Exercise goal - Transcribe each entry below exactly. Pictures do not go in the copy.

Working data -

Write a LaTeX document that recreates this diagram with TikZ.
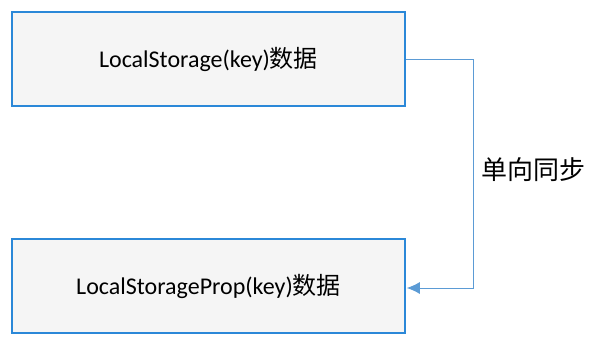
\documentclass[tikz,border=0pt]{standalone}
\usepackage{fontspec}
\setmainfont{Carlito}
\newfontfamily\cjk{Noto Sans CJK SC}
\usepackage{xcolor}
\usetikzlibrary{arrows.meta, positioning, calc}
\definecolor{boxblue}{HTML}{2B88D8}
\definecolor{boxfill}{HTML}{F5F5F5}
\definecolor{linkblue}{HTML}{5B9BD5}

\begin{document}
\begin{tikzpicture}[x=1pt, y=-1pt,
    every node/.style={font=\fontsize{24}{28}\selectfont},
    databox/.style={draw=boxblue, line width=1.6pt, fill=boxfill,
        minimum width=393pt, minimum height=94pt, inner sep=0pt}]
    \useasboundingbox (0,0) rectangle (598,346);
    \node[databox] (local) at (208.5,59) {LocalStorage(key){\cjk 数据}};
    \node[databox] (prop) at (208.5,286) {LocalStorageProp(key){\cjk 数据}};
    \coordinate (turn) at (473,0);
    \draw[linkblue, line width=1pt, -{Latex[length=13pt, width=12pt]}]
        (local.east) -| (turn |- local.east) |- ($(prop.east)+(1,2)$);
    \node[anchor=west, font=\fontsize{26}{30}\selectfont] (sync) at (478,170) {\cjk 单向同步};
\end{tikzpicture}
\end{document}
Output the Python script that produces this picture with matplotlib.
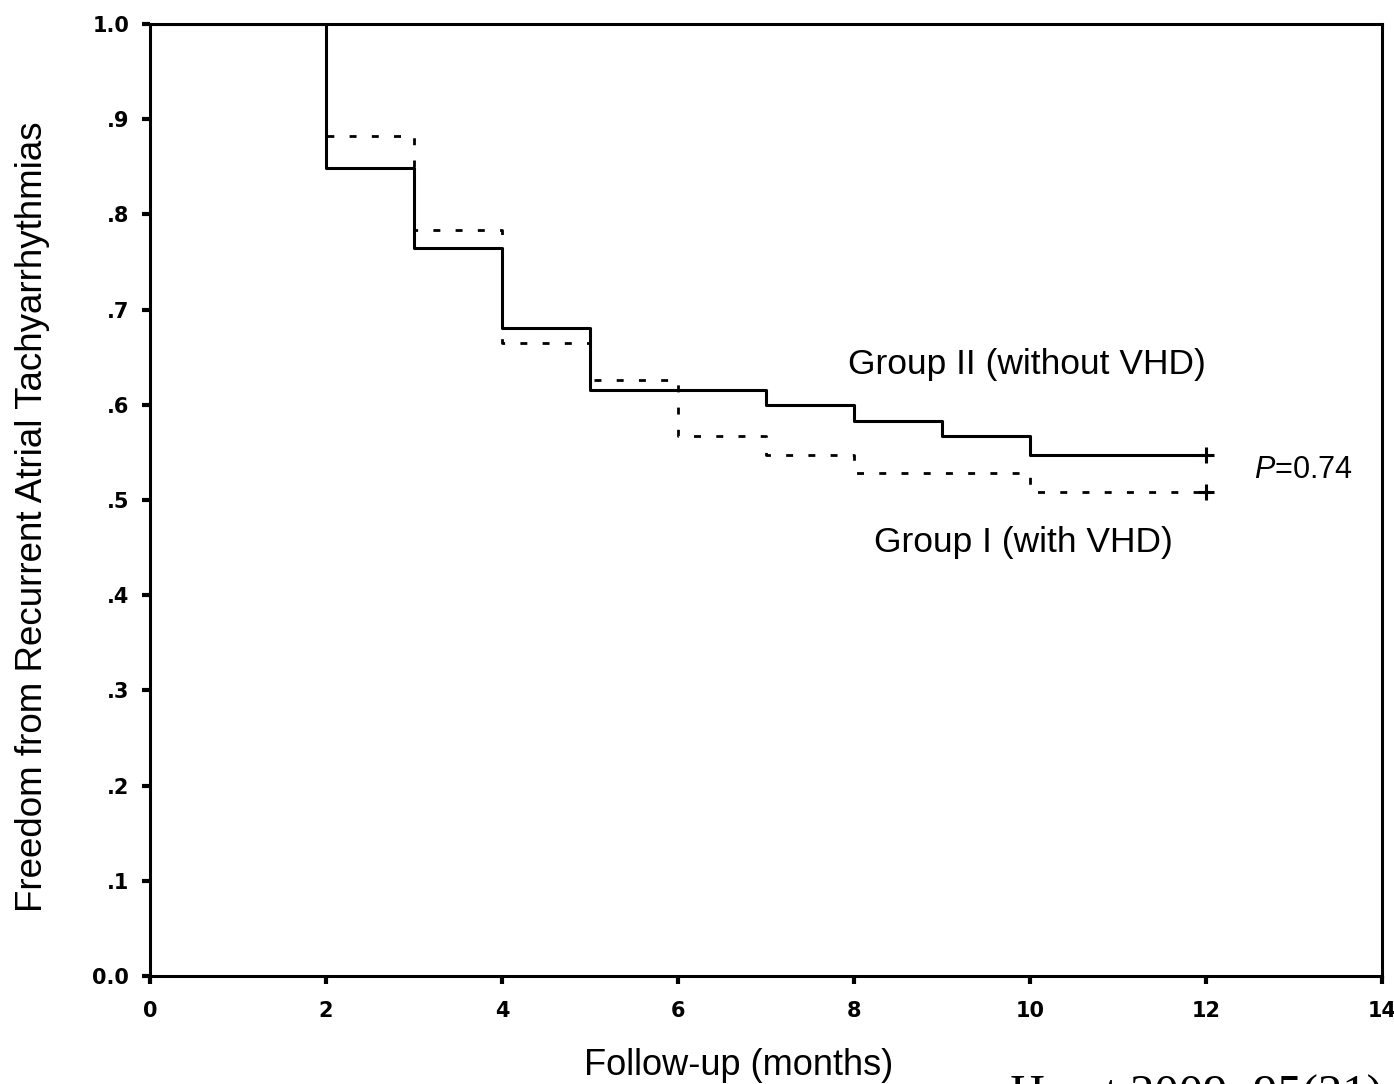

Solution to the problem -
Write a LaTeX document that recreates this diagram with TikZ.
\documentclass[tikz,border=0pt]{standalone}
\usepackage{fontspec}
\setmainfont{Carlito}
\newfontfamily\cjk{Noto Sans CJK SC}
\usepackage{xcolor}
\usetikzlibrary{arrows.meta, positioning, calc}
\definecolor{boxblue}{HTML}{2B88D8}
\definecolor{boxfill}{HTML}{F5F5F5}
\definecolor{linkblue}{HTML}{5B9BD5}

\begin{document}
\begin{tikzpicture}[x=1pt, y=-1pt,
    every node/.style={font=\fontsize{24}{28}\selectfont},
    databox/.style={draw=boxblue, line width=1.6pt, fill=boxfill,
        minimum width=393pt, minimum height=94pt, inner sep=0pt}]
    \useasboundingbox (0,0) rectangle (598,346);
    \node[databox] (local) at (208.5,59) {LocalStorage(key){\cjk 数据}};
    \node[databox] (prop) at (208.5,286) {LocalStorageProp(key){\cjk 数据}};
    \coordinate (turn) at (473,0);
    \draw[linkblue, line width=1pt, -{Latex[length=13pt, width=12pt]}]
        (local.east) -| (turn |- local.east) |- ($(prop.east)+(1,2)$);
    \node[anchor=west, font=\fontsize{26}{30}\selectfont] (sync) at (478,170) {\cjk 单向同步};
\end{tikzpicture}
\end{document}
Output the Python script that produces this picture with matplotlib.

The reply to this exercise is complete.